_WHAT NEEDS TO BE DONE_
Once the pictures are set aside, transcribe the remaining data exactly.

_MATERIAL PROVIDED_
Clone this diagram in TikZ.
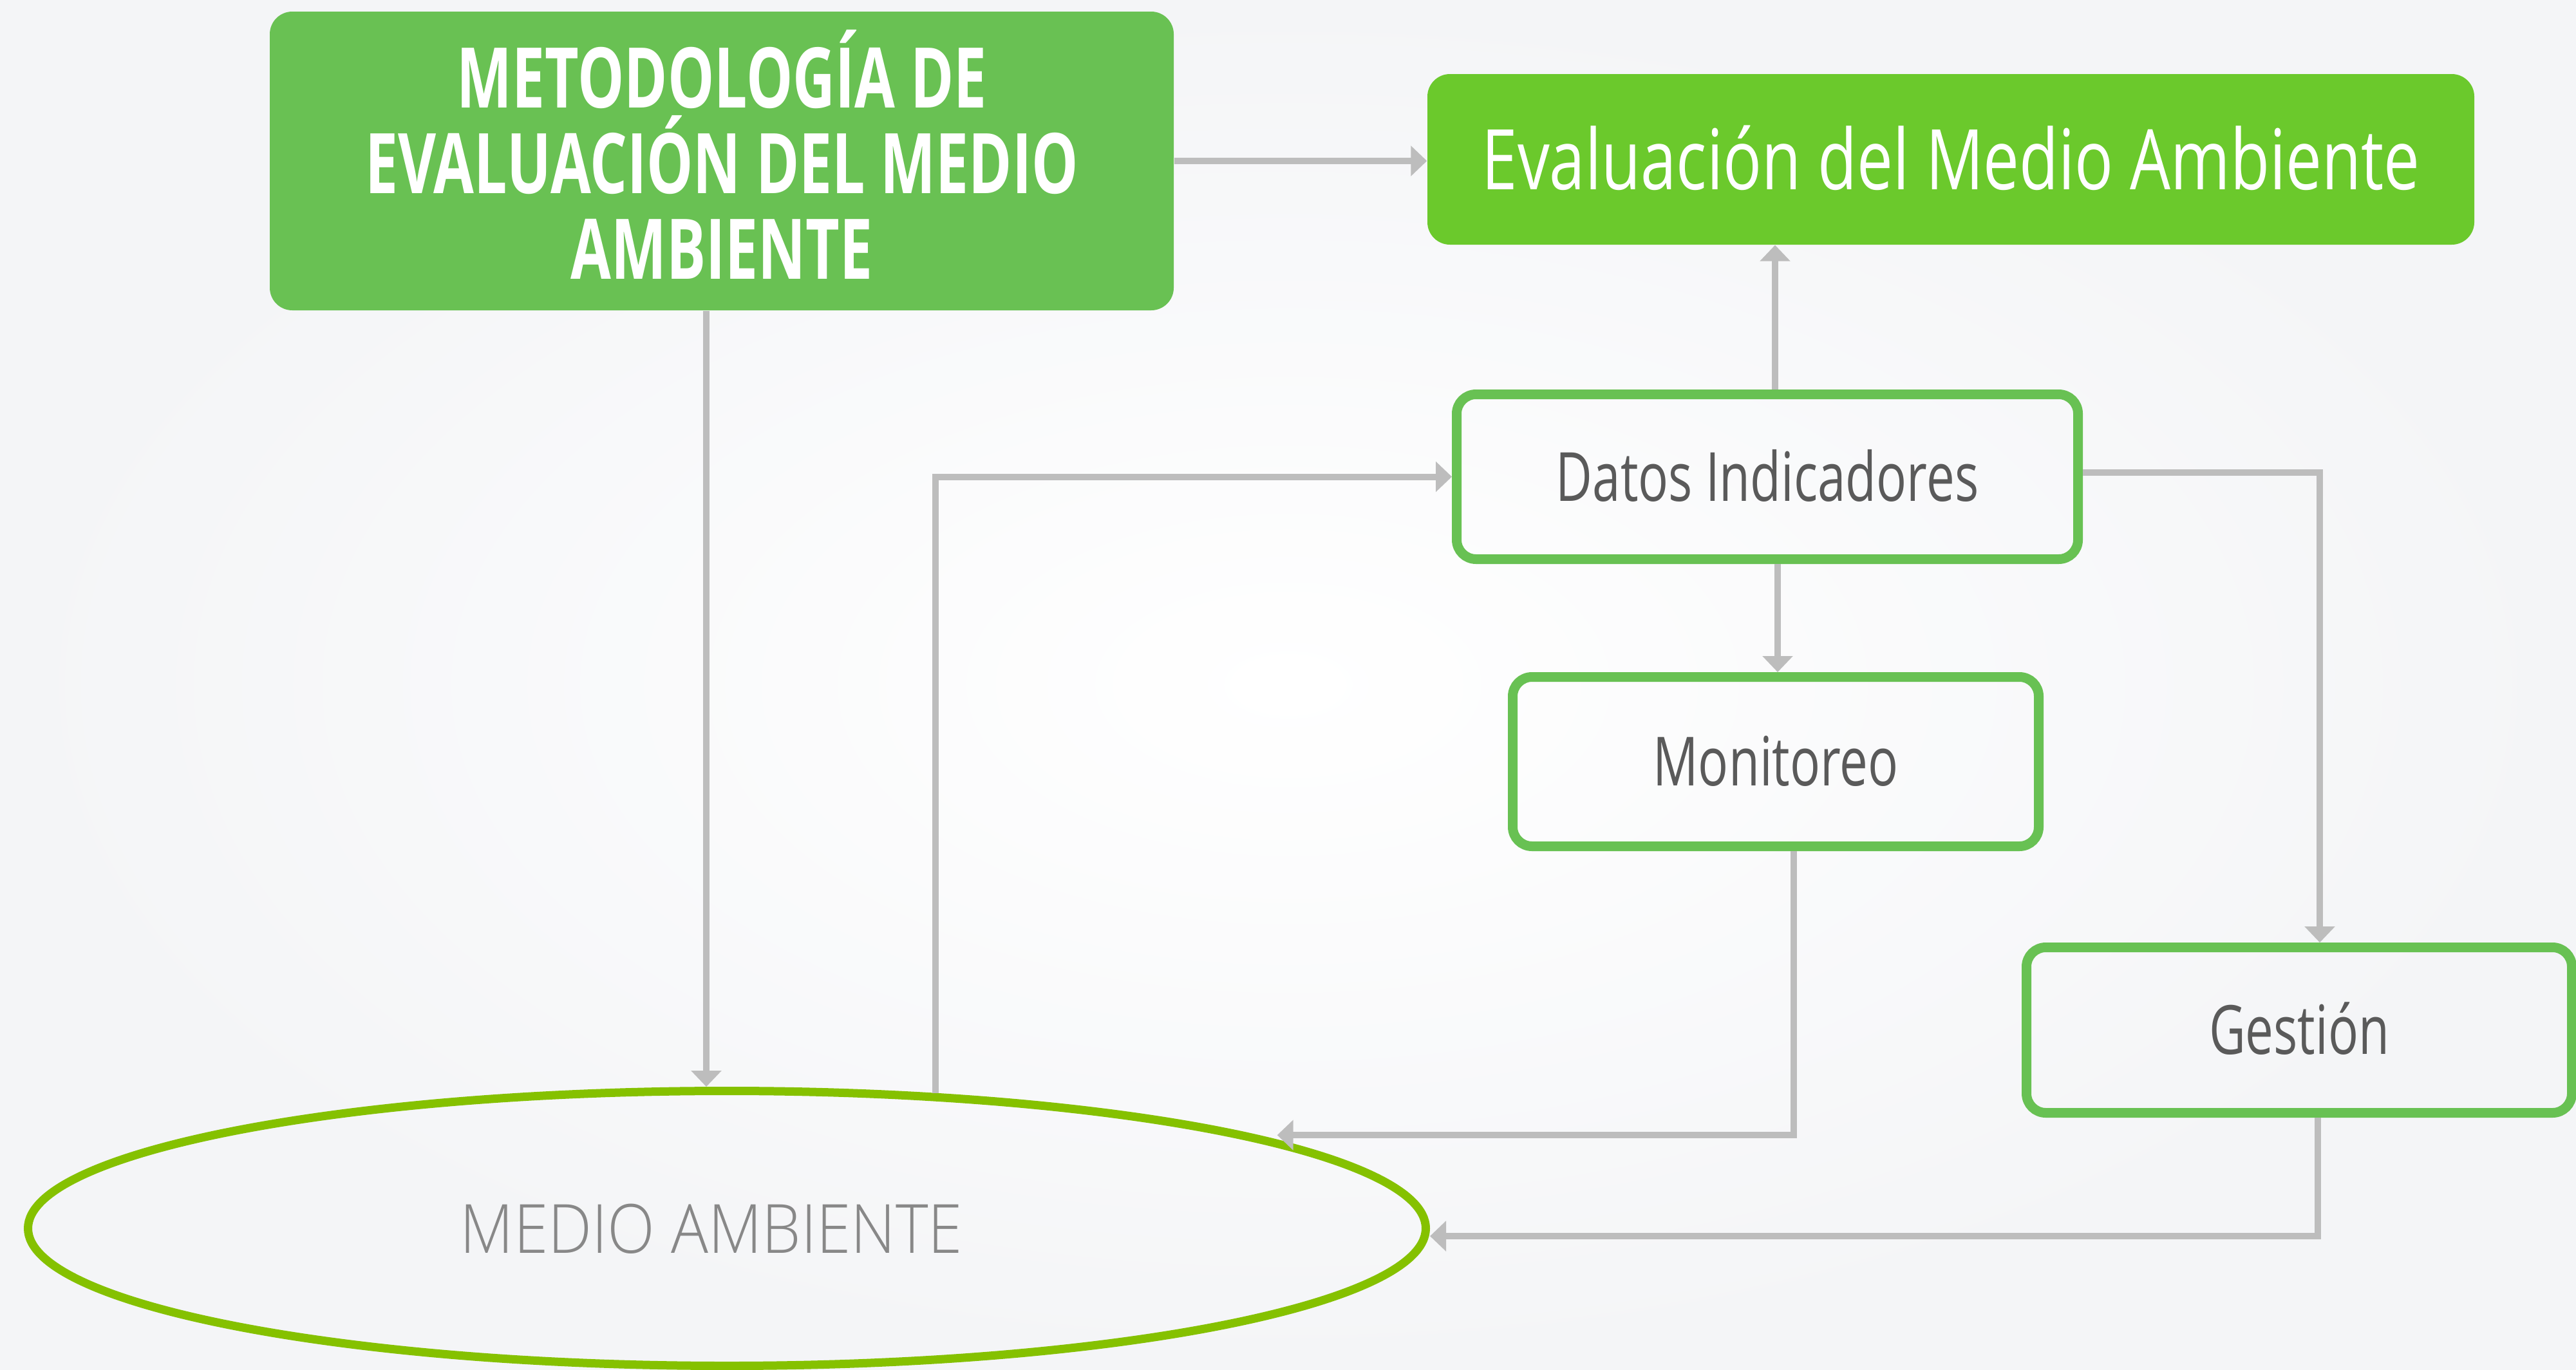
\documentclass[tikz,border=0pt]{standalone}
\usepackage{fontspec}
\setmainfont{Open Sans}
\newfontfamily\boxfont{Open Sans}[FakeStretch=0.74]
\newfontfamily\evalfont{Open Sans}[FakeStretch=0.765]
\newfontfamily\titlefont{Open Sans}[FakeStretch=0.70]
\newfontfamily\lightfont{Open Sans Light}[FakeStretch=0.915]
\usetikzlibrary{shapes.geometric,arrows.meta}

\definecolor{titlegreen}{HTML}{69C153}
\definecolor{evalgreen}{HTML}{6BC92C}
\definecolor{boxgreen}{HTML}{68C153}
\definecolor{ellgreen}{HTML}{85C100}
\definecolor{linegray}{HTML}{BDBDBD}
\definecolor{textgray}{HTML}{5A5A5A}
\definecolor{medgray}{HTML}{888888}
\definecolor{bggray}{HTML}{F4F5F7}

\begin{document}
\begin{tikzpicture}
        \tikzstyle{greenbox}=[rectangle, rounded corners=0.35cm, text=white]
        \tikzstyle{stepbox}=[rectangle, rounded corners=0.3cm, draw=boxgreen, line width=0.15cm,
            text=textgray, text height=0.75cm, text depth=0cm,
            font=\boxfont\fontsize{30pt}{36pt}\selectfont]
        \tikzstyle{link}=[draw=linegray, line width=0.1cm, -{Triangle[length=0.25cm,width=0.46cm]}]

        % fondo
        \shade[inner color=white, outer color=bggray] (0,0) rectangle (40.01,-21.27);
        \useasboundingbox (0,0) rectangle (40.01,-21.27);

        \node[greenbox, fill=titlegreen, minimum width=14.04cm, minimum height=4.64cm, align=center,
            font=\titlefont\bfseries\fontsize{37pt}{37.8pt}\selectfont] (metod) at (11.21,-2.50)
            {METODOLOGÍA DE\\EVALUACIÓN DEL MEDIO\\AMBIENTE\rule[-0.2cm]{0pt}{0pt}};
        \node[greenbox, fill=evalgreen, minimum width=16.26cm, minimum height=2.65cm,
            text height=0.93cm, text depth=0cm,
            font=\evalfont\fontsize{37pt}{44pt}\selectfont] (eval) at (30.30,-2.475)
            {Evaluación del Medio Ambiente};

        \node[stepbox, minimum width=9.65cm, minimum height=2.56cm] (datos) at (27.45,-7.405) {Datos Indicadores};
        \node[stepbox, minimum width=8.17cm, minimum height=2.63cm] (monit) at (27.58,-11.83) {Monitoreo};
        \node[stepbox, minimum width=8.47cm, minimum height=2.57cm] (gest) at (35.71,-16.00) {Gestión};

        \node[ellipse, draw=ellgreen, line width=0.13cm, minimum width=21.71cm, minimum height=4.27cm,
            text=medgray, text height=0.76cm, text depth=0cm,
            font=\lightfont\fontsize{30pt}{36pt}\selectfont] (medio) at (11.29,-19.08)
            {MEDIO AMBIENTE\hspace*{0.48cm}};

        % conectores
        \coordinate (m1) at ([xshift=-0.24cm]metod.south);
        \coordinate (d1) at ([xshift=0.12cm]datos.north);
        \coordinate (d2) at ([xshift=0.16cm]datos.south);
        \coordinate (d3) at ([yshift=0.07cm]datos.east);
        \coordinate (m2) at ([xshift=0.28cm]monit.south);
        \coordinate (g1) at ([xshift=0.32cm]gest.north);
        \coordinate (g2) at ([xshift=0.29cm]gest.south);
        \coordinate (e1) at ([yshift=-0.12cm]medio.east);

        \draw[link] (metod.east) -- (metod.east -| eval.west);
        \draw[link] (m1) -- (m1 |- medio.north);
        \draw[link] (d1) -- (d1 |- eval.south);
        \draw[link] (d2) -- (d2 |- monit.north);
        \draw[link] (medio.33) |- (datos.west);
        \draw[link, shorten >=0.33cm] (m2) |- (medio.10);
        \draw[link] (d3) -| (g1);
        \draw[link] (g2) |- (e1);
\end{tikzpicture}
\end{document}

_RESULT OF THIS TASK_
Clone this diagram in TikZ.
\documentclass[tikz,border=0pt]{standalone}
\usepackage{fontspec}
\setmainfont{Open Sans}
\newfontfamily\boxfont{Open Sans}[FakeStretch=0.74]
\newfontfamily\evalfont{Open Sans}[FakeStretch=0.765]
\newfontfamily\titlefont{Open Sans}[FakeStretch=0.70]
\newfontfamily\lightfont{Open Sans Light}[FakeStretch=0.915]
\usetikzlibrary{shapes.geometric,arrows.meta}

\definecolor{titlegreen}{HTML}{69C153}
\definecolor{evalgreen}{HTML}{6BC92C}
\definecolor{boxgreen}{HTML}{68C153}
\definecolor{ellgreen}{HTML}{85C100}
\definecolor{linegray}{HTML}{BDBDBD}
\definecolor{textgray}{HTML}{5A5A5A}
\definecolor{medgray}{HTML}{888888}
\definecolor{bggray}{HTML}{F4F5F7}

\begin{document}
\begin{tikzpicture}
        \tikzstyle{greenbox}=[rectangle, rounded corners=0.35cm, text=white]
        \tikzstyle{stepbox}=[rectangle, rounded corners=0.3cm, draw=boxgreen, line width=0.15cm,
            text=textgray, text height=0.75cm, text depth=0cm,
            font=\boxfont\fontsize{30pt}{36pt}\selectfont]
        \tikzstyle{link}=[draw=linegray, line width=0.1cm, -{Triangle[length=0.25cm,width=0.46cm]}]

        % fondo
        \shade[inner color=white, outer color=bggray] (0,0) rectangle (40.01,-21.27);
        \useasboundingbox (0,0) rectangle (40.01,-21.27);

        \node[greenbox, fill=titlegreen, minimum width=14.04cm, minimum height=4.64cm, align=center,
            font=\titlefont\bfseries\fontsize{37pt}{37.8pt}\selectfont] (metod) at (11.21,-2.50)
            {METODOLOGÍA DE\\EVALUACIÓN DEL MEDIO\\AMBIENTE\rule[-0.2cm]{0pt}{0pt}};
        \node[greenbox, fill=evalgreen, minimum width=16.26cm, minimum height=2.65cm,
            text height=0.93cm, text depth=0cm,
            font=\evalfont\fontsize{37pt}{44pt}\selectfont] (eval) at (30.30,-2.475)
            {Evaluación del Medio Ambiente};

        \node[stepbox, minimum width=9.65cm, minimum height=2.56cm] (datos) at (27.45,-7.405) {Datos Indicadores};
        \node[stepbox, minimum width=8.17cm, minimum height=2.63cm] (monit) at (27.58,-11.83) {Monitoreo};
        \node[stepbox, minimum width=8.47cm, minimum height=2.57cm] (gest) at (35.71,-16.00) {Gestión};

        \node[ellipse, draw=ellgreen, line width=0.13cm, minimum width=21.71cm, minimum height=4.27cm,
            text=medgray, text height=0.76cm, text depth=0cm,
            font=\lightfont\fontsize{30pt}{36pt}\selectfont] (medio) at (11.29,-19.08)
            {MEDIO AMBIENTE\hspace*{0.48cm}};

        % conectores
        \coordinate (m1) at ([xshift=-0.24cm]metod.south);
        \coordinate (d1) at ([xshift=0.12cm]datos.north);
        \coordinate (d2) at ([xshift=0.16cm]datos.south);
        \coordinate (d3) at ([yshift=0.07cm]datos.east);
        \coordinate (m2) at ([xshift=0.28cm]monit.south);
        \coordinate (g1) at ([xshift=0.32cm]gest.north);
        \coordinate (g2) at ([xshift=0.29cm]gest.south);
        \coordinate (e1) at ([yshift=-0.12cm]medio.east);

        \draw[link] (metod.east) -- (metod.east -| eval.west);
        \draw[link] (m1) -- (m1 |- medio.north);
        \draw[link] (d1) -- (d1 |- eval.south);
        \draw[link] (d2) -- (d2 |- monit.north);
        \draw[link] (medio.33) |- (datos.west);
        \draw[link, shorten >=0.33cm] (m2) |- (medio.10);
        \draw[link] (d3) -| (g1);
        \draw[link] (g2) |- (e1);
\end{tikzpicture}
\end{document}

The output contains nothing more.